## Your objective
Transcribe the material in full. Nothing should differ except that the pictures are left out.

## Given records

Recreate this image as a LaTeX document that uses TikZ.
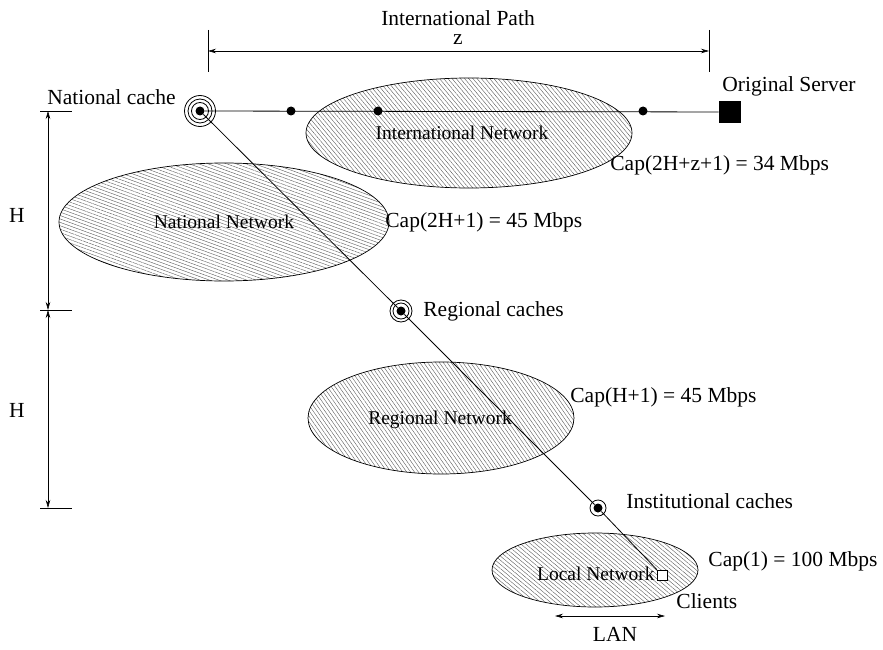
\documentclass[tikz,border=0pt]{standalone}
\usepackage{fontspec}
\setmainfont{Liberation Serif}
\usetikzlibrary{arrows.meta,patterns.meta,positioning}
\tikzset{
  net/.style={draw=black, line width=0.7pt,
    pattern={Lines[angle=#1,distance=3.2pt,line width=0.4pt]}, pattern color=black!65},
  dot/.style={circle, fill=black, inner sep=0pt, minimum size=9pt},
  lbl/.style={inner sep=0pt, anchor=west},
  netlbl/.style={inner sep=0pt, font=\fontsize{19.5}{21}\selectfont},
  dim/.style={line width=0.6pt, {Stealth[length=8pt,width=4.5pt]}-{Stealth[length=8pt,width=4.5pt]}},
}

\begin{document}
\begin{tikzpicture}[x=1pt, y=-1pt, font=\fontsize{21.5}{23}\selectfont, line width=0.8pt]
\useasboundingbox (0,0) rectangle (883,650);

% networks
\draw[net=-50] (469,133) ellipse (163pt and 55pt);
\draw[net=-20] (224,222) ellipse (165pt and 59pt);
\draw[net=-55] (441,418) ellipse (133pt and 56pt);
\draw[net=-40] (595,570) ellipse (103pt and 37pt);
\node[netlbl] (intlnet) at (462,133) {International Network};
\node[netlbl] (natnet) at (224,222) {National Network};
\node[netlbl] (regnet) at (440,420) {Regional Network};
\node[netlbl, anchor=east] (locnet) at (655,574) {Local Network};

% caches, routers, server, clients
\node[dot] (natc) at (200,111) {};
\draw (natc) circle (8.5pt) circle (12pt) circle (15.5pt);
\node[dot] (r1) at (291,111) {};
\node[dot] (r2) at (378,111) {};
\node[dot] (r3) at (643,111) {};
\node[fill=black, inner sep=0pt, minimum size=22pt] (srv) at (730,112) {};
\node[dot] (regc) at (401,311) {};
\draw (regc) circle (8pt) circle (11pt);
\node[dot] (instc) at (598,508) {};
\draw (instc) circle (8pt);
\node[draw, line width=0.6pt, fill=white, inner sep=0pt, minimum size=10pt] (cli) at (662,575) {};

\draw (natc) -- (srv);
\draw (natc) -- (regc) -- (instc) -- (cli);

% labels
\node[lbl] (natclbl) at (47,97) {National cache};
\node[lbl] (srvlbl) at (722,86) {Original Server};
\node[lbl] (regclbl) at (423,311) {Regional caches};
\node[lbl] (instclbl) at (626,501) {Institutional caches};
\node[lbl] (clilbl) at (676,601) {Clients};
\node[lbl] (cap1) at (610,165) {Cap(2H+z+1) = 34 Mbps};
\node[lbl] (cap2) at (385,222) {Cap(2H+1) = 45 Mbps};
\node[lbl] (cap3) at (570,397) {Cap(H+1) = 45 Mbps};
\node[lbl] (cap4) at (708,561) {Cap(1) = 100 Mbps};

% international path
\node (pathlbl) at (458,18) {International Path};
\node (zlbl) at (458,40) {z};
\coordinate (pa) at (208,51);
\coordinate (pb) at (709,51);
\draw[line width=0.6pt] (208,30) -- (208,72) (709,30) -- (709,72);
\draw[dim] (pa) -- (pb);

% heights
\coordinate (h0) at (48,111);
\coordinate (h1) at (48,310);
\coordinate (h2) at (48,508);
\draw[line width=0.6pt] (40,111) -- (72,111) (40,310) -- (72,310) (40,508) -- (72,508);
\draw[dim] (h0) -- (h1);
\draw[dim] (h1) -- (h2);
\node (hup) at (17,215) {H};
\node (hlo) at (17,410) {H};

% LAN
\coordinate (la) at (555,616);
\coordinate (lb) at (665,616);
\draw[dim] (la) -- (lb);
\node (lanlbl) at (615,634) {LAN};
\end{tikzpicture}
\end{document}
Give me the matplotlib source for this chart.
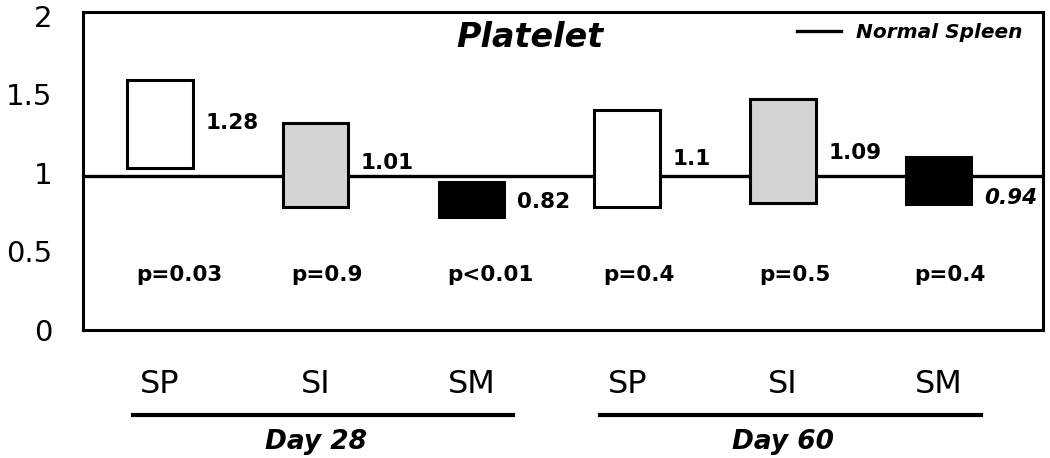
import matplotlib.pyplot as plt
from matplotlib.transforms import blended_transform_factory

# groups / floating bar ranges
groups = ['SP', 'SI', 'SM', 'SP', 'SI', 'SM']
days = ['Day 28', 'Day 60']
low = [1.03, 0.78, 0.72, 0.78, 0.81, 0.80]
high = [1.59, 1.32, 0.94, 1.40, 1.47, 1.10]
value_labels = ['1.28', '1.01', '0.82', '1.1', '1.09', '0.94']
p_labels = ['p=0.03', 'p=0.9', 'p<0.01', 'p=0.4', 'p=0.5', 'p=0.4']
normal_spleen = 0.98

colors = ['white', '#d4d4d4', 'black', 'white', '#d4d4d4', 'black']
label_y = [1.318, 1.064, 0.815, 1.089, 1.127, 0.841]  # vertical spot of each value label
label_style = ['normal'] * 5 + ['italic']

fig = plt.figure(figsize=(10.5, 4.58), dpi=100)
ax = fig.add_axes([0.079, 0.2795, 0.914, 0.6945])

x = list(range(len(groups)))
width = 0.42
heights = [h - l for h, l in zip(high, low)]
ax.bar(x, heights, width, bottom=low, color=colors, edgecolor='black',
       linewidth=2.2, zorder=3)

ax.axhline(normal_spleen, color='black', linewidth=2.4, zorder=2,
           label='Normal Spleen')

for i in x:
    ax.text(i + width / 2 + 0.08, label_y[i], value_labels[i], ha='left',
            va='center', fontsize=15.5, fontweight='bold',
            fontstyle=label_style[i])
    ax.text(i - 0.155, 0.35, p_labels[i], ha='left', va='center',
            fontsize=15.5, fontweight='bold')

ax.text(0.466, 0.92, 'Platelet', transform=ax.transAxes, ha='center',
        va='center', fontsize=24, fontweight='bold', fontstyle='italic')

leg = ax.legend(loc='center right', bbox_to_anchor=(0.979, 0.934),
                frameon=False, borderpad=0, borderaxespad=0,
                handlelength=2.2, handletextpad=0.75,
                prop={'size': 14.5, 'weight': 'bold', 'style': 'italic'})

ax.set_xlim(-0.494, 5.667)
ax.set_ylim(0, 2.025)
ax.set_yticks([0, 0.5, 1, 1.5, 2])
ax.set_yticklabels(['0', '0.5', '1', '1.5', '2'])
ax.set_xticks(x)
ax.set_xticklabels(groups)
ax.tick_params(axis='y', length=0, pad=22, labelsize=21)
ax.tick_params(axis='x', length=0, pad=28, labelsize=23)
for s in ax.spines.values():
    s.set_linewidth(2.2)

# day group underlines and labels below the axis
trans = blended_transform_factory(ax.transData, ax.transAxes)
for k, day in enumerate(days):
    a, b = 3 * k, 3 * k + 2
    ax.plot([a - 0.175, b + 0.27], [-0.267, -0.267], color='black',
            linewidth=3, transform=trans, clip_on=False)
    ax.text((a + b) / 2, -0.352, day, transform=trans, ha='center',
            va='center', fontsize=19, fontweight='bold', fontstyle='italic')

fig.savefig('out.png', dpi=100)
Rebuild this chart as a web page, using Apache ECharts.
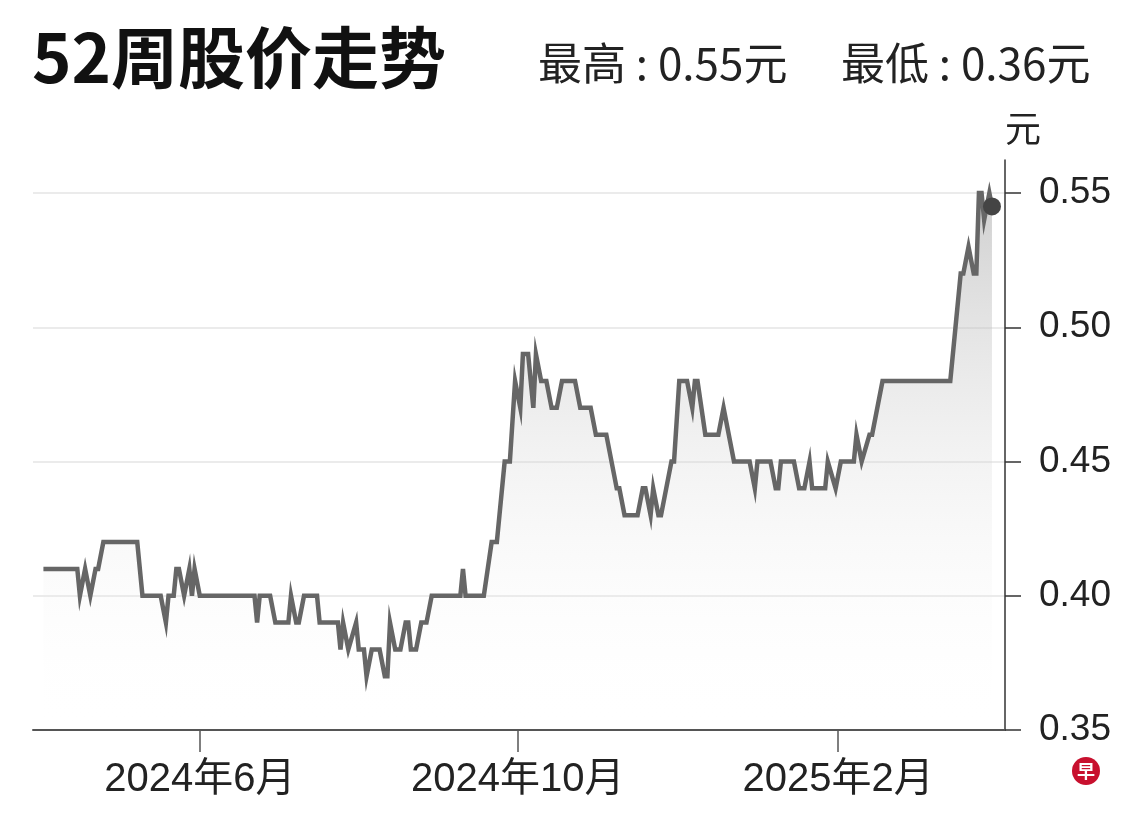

## Final result
Recreate this image as a LaTeX document that uses TikZ.
\documentclass[tikz,border=0pt]{standalone}
\usepackage{fontspec}
\setmainfont{Liberation Serif}
\usetikzlibrary{arrows.meta,patterns.meta,positioning}
\tikzset{
  net/.style={draw=black, line width=0.7pt,
    pattern={Lines[angle=#1,distance=3.2pt,line width=0.4pt]}, pattern color=black!65},
  dot/.style={circle, fill=black, inner sep=0pt, minimum size=9pt},
  lbl/.style={inner sep=0pt, anchor=west},
  netlbl/.style={inner sep=0pt, font=\fontsize{19.5}{21}\selectfont},
  dim/.style={line width=0.6pt, {Stealth[length=8pt,width=4.5pt]}-{Stealth[length=8pt,width=4.5pt]}},
}

\begin{document}
\begin{tikzpicture}[x=1pt, y=-1pt, font=\fontsize{21.5}{23}\selectfont, line width=0.8pt]
\useasboundingbox (0,0) rectangle (883,650);

% networks
\draw[net=-50] (469,133) ellipse (163pt and 55pt);
\draw[net=-20] (224,222) ellipse (165pt and 59pt);
\draw[net=-55] (441,418) ellipse (133pt and 56pt);
\draw[net=-40] (595,570) ellipse (103pt and 37pt);
\node[netlbl] (intlnet) at (462,133) {International Network};
\node[netlbl] (natnet) at (224,222) {National Network};
\node[netlbl] (regnet) at (440,420) {Regional Network};
\node[netlbl, anchor=east] (locnet) at (655,574) {Local Network};

% caches, routers, server, clients
\node[dot] (natc) at (200,111) {};
\draw (natc) circle (8.5pt) circle (12pt) circle (15.5pt);
\node[dot] (r1) at (291,111) {};
\node[dot] (r2) at (378,111) {};
\node[dot] (r3) at (643,111) {};
\node[fill=black, inner sep=0pt, minimum size=22pt] (srv) at (730,112) {};
\node[dot] (regc) at (401,311) {};
\draw (regc) circle (8pt) circle (11pt);
\node[dot] (instc) at (598,508) {};
\draw (instc) circle (8pt);
\node[draw, line width=0.6pt, fill=white, inner sep=0pt, minimum size=10pt] (cli) at (662,575) {};

\draw (natc) -- (srv);
\draw (natc) -- (regc) -- (instc) -- (cli);

% labels
\node[lbl] (natclbl) at (47,97) {National cache};
\node[lbl] (srvlbl) at (722,86) {Original Server};
\node[lbl] (regclbl) at (423,311) {Regional caches};
\node[lbl] (instclbl) at (626,501) {Institutional caches};
\node[lbl] (clilbl) at (676,601) {Clients};
\node[lbl] (cap1) at (610,165) {Cap(2H+z+1) = 34 Mbps};
\node[lbl] (cap2) at (385,222) {Cap(2H+1) = 45 Mbps};
\node[lbl] (cap3) at (570,397) {Cap(H+1) = 45 Mbps};
\node[lbl] (cap4) at (708,561) {Cap(1) = 100 Mbps};

% international path
\node (pathlbl) at (458,18) {International Path};
\node (zlbl) at (458,40) {z};
\coordinate (pa) at (208,51);
\coordinate (pb) at (709,51);
\draw[line width=0.6pt] (208,30) -- (208,72) (709,30) -- (709,72);
\draw[dim] (pa) -- (pb);

% heights
\coordinate (h0) at (48,111);
\coordinate (h1) at (48,310);
\coordinate (h2) at (48,508);
\draw[line width=0.6pt] (40,111) -- (72,111) (40,310) -- (72,310) (40,508) -- (72,508);
\draw[dim] (h0) -- (h1);
\draw[dim] (h1) -- (h2);
\node (hup) at (17,215) {H};
\node (hlo) at (17,410) {H};

% LAN
\coordinate (la) at (555,616);
\coordinate (lb) at (665,616);
\draw[dim] (la) -- (lb);
\node (lanlbl) at (615,634) {LAN};
\end{tikzpicture}
\end{document}
Give me the matplotlib source for this chart.
import matplotlib.pyplot as plt
from matplotlib.transforms import blended_transform_factory

# groups / floating bar ranges
groups = ['SP', 'SI', 'SM', 'SP', 'SI', 'SM']
days = ['Day 28', 'Day 60']
low = [1.03, 0.78, 0.72, 0.78, 0.81, 0.80]
high = [1.59, 1.32, 0.94, 1.40, 1.47, 1.10]
value_labels = ['1.28', '1.01', '0.82', '1.1', '1.09', '0.94']
p_labels = ['p=0.03', 'p=0.9', 'p<0.01', 'p=0.4', 'p=0.5', 'p=0.4']
normal_spleen = 0.98

colors = ['white', '#d4d4d4', 'black', 'white', '#d4d4d4', 'black']
label_y = [1.318, 1.064, 0.815, 1.089, 1.127, 0.841]  # vertical spot of each value label
label_style = ['normal'] * 5 + ['italic']

fig = plt.figure(figsize=(10.5, 4.58), dpi=100)
ax = fig.add_axes([0.079, 0.2795, 0.914, 0.6945])

x = list(range(len(groups)))
width = 0.42
heights = [h - l for h, l in zip(high, low)]
ax.bar(x, heights, width, bottom=low, color=colors, edgecolor='black',
       linewidth=2.2, zorder=3)

ax.axhline(normal_spleen, color='black', linewidth=2.4, zorder=2,
           label='Normal Spleen')

for i in x:
    ax.text(i + width / 2 + 0.08, label_y[i], value_labels[i], ha='left',
            va='center', fontsize=15.5, fontweight='bold',
            fontstyle=label_style[i])
    ax.text(i - 0.155, 0.35, p_labels[i], ha='left', va='center',
            fontsize=15.5, fontweight='bold')

ax.text(0.466, 0.92, 'Platelet', transform=ax.transAxes, ha='center',
        va='center', fontsize=24, fontweight='bold', fontstyle='italic')

leg = ax.legend(loc='center right', bbox_to_anchor=(0.979, 0.934),
                frameon=False, borderpad=0, borderaxespad=0,
                handlelength=2.2, handletextpad=0.75,
                prop={'size': 14.5, 'weight': 'bold', 'style': 'italic'})

ax.set_xlim(-0.494, 5.667)
ax.set_ylim(0, 2.025)
ax.set_yticks([0, 0.5, 1, 1.5, 2])
ax.set_yticklabels(['0', '0.5', '1', '1.5', '2'])
ax.set_xticks(x)
ax.set_xticklabels(groups)
ax.tick_params(axis='y', length=0, pad=22, labelsize=21)
ax.tick_params(axis='x', length=0, pad=28, labelsize=23)
for s in ax.spines.values():
    s.set_linewidth(2.2)

# day group underlines and labels below the axis
trans = blended_transform_factory(ax.transData, ax.transAxes)
for k, day in enumerate(days):
    a, b = 3 * k, 3 * k + 2
    ax.plot([a - 0.175, b + 0.27], [-0.267, -0.267], color='black',
            linewidth=3, transform=trans, clip_on=False)
    ax.text((a + b) / 2, -0.352, day, transform=trans, ha='center',
            va='center', fontsize=19, fontweight='bold', fontstyle='italic')

fig.savefig('out.png', dpi=100)
Rebuild this chart as a web page, using Apache ECharts.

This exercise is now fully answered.